Uncertainty about the source(s)

Mason City Police Chief Jeff Brinkley said that there isn’t even a consensus on the cause from the calls the department gets and what officers hear for themselves.

“In a couple of cases we have found that they have had a business or industrial cause, in one case we found one person who had made a homemade firework, and many of the rest we are unsure about,” Brinkley relayed.

He added that the booms do appear to be sporadic: “There isn’t a pattern that we have been able to identify.” Which is backed up by plotting locations mentioned in a North Iowa Rant & Rave comments thread on Facebook.

Using that as a resource, booms have been heard at or near: Ninth Street Southeast, North Madison Avenue, East Park, 12th Street Southeast, South Virginia Avenue, North Kentucky Avenue, the Southside McDonald’s and the entire east side of town.

“We would like to have residents call when they have information that may help us identify the source of the noise or the area where it originated,” Brinkley said.

Night time is the wrong time

“I hear them mostly in the evening, but they have happened in the middle of the night, which makes you sit straight up in bed,” Mason City resident Lori Caspers shared.

Caspers said that she herself hasn’t contacted any local officials about the matter but has heard rumblings about a homemade cannon being to blame. Though, in the same turn she mentions the possibility, Caspers somewhat dismisses it.

“If I was this person’s neighbor I would have turned them in a long time ago,” she said.

Based on her own timeline, Caspers thinks it’s been going on since last winter, which would lead credence to the ice boom theory. But she swears she’s heard similar noises in the summertime as well and, as frigid as North Iowa can get, conditions for cryoseisms aren’t quite right in mid-August.

Nicole Kesten, who lives on the Northeast side of 12th Street, has also heard “it” for about a year, and usually at night, like Caspers.

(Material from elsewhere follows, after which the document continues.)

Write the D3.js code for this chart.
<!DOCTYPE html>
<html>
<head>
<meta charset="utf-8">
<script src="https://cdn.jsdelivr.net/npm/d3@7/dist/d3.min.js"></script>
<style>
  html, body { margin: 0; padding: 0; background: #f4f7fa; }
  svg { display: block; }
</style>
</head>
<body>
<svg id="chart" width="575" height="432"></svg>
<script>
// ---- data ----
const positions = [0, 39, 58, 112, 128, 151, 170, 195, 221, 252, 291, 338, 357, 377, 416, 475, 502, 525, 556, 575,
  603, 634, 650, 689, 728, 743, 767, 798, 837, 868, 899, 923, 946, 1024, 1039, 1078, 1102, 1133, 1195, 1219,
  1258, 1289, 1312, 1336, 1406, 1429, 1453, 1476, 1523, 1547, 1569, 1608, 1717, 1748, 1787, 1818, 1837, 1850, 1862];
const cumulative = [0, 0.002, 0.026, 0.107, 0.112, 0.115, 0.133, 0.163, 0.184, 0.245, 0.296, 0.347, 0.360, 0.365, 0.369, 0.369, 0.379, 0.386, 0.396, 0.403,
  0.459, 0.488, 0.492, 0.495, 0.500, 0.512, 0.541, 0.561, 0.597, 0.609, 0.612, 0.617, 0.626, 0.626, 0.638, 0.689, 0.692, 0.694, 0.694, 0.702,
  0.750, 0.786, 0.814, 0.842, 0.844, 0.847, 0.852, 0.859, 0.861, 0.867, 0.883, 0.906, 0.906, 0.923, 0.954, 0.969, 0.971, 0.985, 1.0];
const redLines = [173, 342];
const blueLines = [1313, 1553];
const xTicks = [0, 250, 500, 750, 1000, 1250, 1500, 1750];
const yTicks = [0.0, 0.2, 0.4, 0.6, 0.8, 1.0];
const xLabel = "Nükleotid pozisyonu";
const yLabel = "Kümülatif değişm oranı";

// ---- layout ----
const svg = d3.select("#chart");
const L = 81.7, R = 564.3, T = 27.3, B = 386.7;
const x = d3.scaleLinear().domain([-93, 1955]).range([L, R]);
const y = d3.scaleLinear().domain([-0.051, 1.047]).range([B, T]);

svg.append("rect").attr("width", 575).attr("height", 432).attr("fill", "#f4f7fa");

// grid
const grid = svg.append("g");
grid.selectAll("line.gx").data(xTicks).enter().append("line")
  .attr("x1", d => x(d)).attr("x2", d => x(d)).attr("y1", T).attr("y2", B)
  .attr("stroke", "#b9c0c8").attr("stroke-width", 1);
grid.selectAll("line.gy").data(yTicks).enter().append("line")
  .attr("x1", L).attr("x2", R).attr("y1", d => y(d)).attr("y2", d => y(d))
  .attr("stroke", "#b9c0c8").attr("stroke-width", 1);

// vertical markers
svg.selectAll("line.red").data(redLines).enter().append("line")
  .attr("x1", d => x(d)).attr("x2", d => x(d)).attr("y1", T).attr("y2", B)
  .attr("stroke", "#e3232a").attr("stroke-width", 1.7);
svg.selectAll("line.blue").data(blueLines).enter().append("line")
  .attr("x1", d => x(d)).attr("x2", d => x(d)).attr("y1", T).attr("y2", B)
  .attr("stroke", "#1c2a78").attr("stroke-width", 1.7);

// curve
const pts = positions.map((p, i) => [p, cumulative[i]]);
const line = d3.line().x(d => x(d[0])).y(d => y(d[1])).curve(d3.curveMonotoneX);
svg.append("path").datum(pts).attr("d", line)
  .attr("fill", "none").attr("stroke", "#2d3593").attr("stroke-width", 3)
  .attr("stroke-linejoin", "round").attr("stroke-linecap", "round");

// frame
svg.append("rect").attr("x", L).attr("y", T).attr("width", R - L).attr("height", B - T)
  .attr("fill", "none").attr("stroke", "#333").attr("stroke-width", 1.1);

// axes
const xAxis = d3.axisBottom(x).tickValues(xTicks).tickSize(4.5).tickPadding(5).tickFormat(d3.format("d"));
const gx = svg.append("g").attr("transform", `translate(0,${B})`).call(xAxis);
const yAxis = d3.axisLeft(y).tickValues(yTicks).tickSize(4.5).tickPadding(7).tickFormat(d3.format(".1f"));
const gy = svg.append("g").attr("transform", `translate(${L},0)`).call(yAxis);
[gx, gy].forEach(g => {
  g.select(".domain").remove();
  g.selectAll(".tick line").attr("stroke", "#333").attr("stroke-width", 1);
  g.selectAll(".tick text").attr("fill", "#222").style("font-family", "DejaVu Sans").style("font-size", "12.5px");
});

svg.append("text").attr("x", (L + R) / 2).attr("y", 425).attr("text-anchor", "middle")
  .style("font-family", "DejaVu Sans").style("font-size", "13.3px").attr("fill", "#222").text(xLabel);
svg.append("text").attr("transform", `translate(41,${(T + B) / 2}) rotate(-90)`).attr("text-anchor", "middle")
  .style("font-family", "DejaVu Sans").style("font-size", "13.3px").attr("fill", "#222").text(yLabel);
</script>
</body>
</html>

“One time it sounded like it was in my backyard and scared the living crap out of me! Woke up on a dead sleep!” Kesten remembered.

She’s cycled through the ideas about what’s causing such a headache. At first she just dismissed it as train cars hooking up. Then she, too, considered the cannon possibility. After the last incident, a firework.

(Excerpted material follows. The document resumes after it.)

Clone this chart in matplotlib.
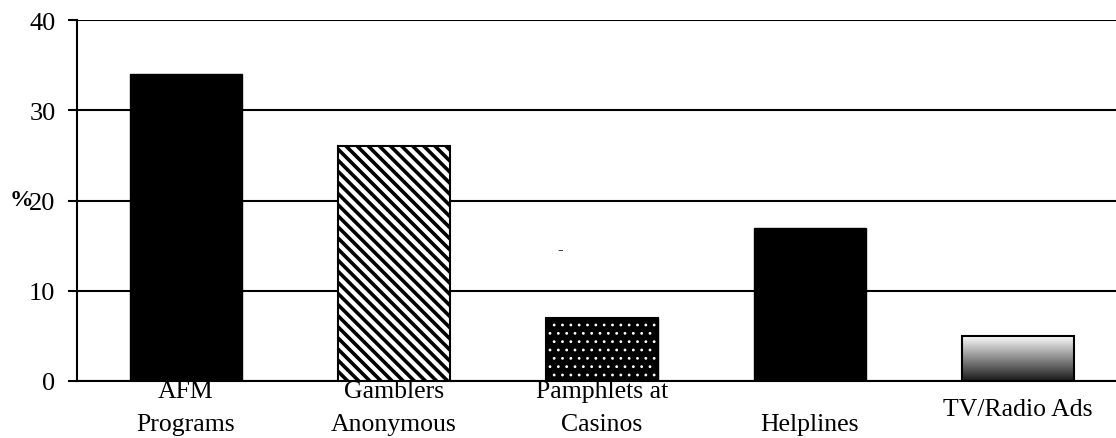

“I honestly have no idea what it is, it’s just totally weird! [I’m] getting so used to the boom that, if it ever stops, I’d be [like]: Where’s the boom?” she joked.

Something bigger…

In July of this year, Accuweather ran a story entitled “Mysterious ‘skyquakes’ continue across the world with few answers to their origins.”

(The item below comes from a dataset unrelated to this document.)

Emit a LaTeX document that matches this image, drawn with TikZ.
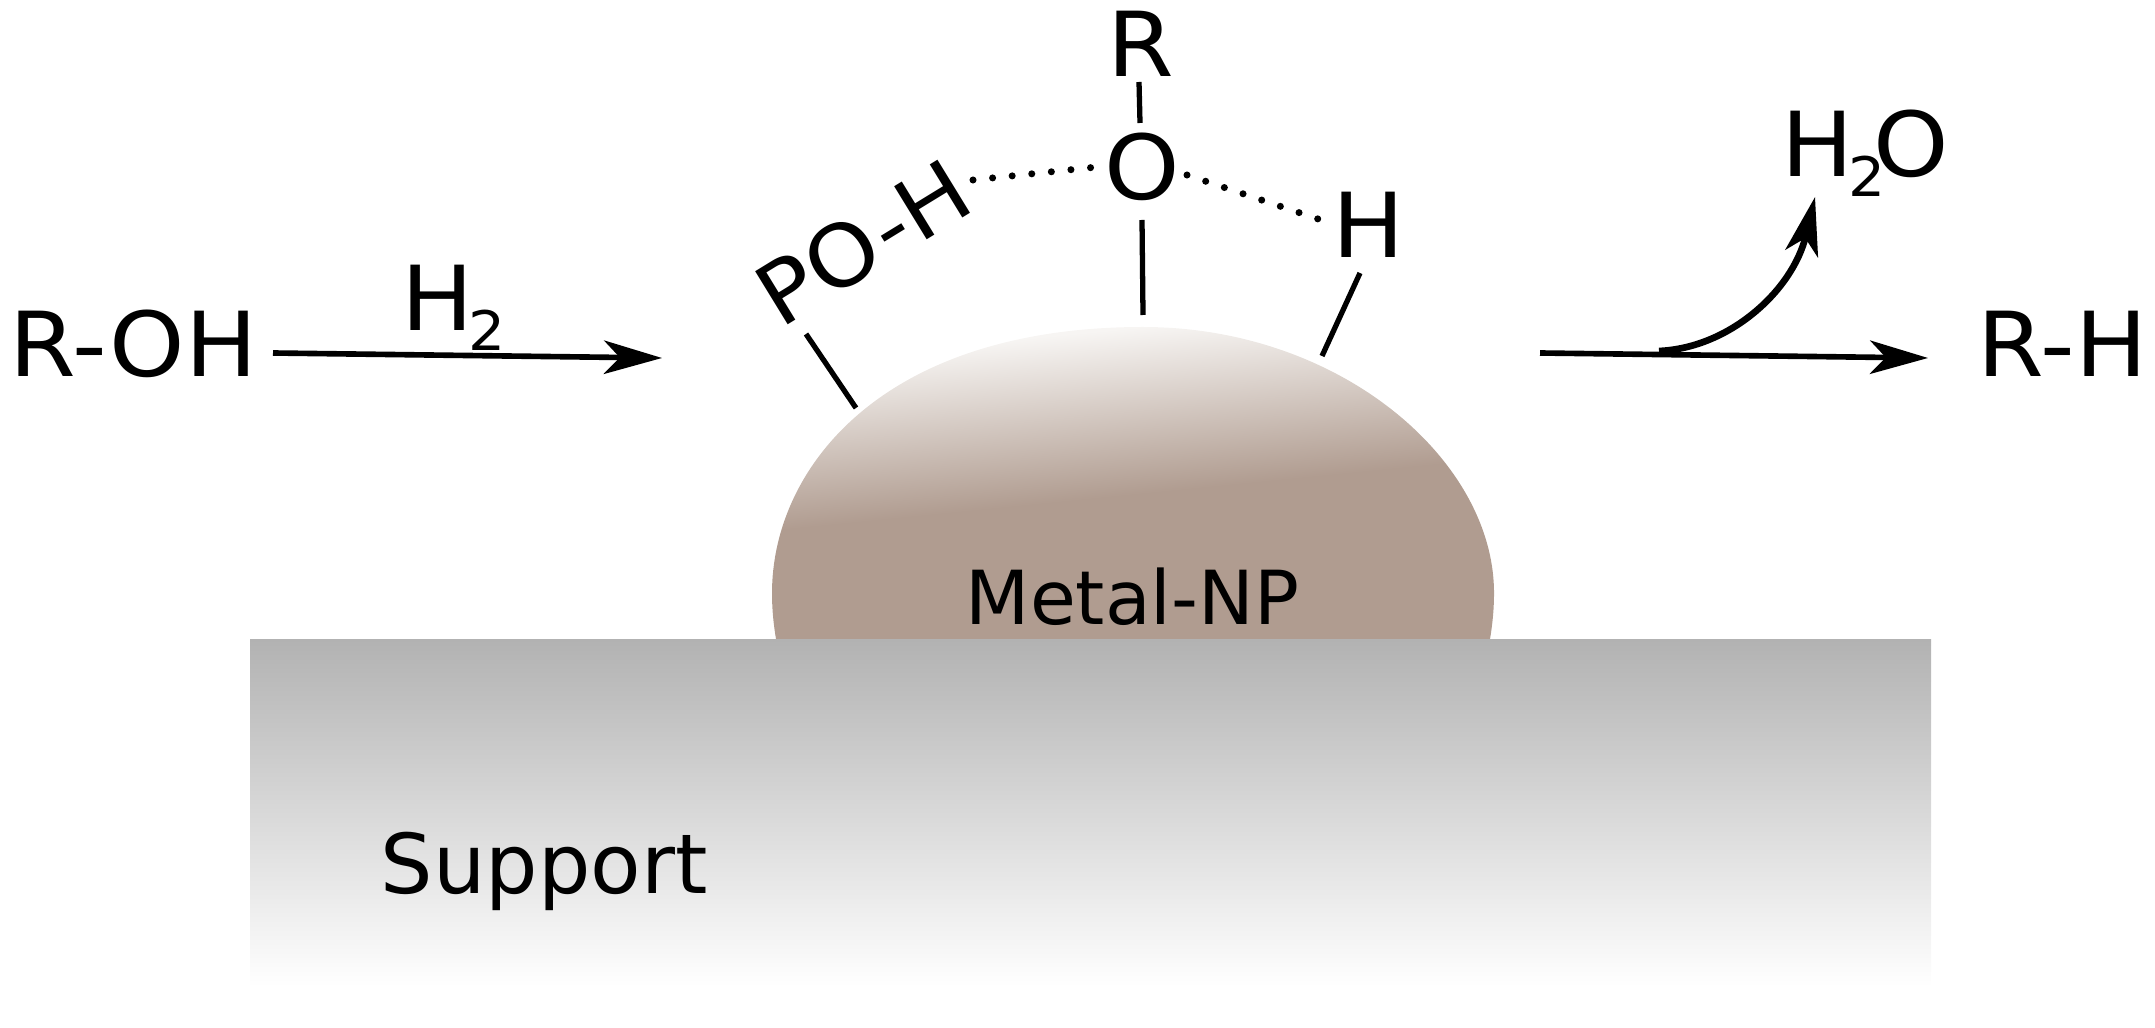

The story’s author, Michael Kuhne, cited a figure that “more than 64 different incidents involving loud, unexplained booms worldwide” were reported in 2017, “according to a NY Post report.”

Later in the piece, he reckoned that possible explanations for the booms included lightning from distant thunderstorms, large meteors entering the atmosphere, earthquakes, mining operations such as blasting and super-sonic aircraft. And there was a case in San Diego that was attributed to jets.

But the closest large military base to Mason City is Camp Dodge in Johnston. So that wouldn’t explain larger, closer, booms.

So maybe aliens?

The website “Mysterious Universe” “looked into” the matter in February and said that there was a “deafening silence” on the part of law enforcement bodies. And while the article stops short of X-Files type speculation, the author does suggest that “Someone out there knows something the public doesn’t.”

To its credit, the article does also make mention of the “Baader-Meinhof phenomenon,” or “recency illusion.” Think of it like buying a car, and then starting to notice that make and model of car on the road a lot more because you now have a reason to look for it. That’s the Badder-Meinhof phenomenon. The threshold for confirmation bias is low too so it doesn’t take much for the effect to take hold.

And that may well be it then. It’s to a point where residents have almost “trained” themselves to listen for “the boom.” If it’s aliens though, we’ll at least know when they’re here.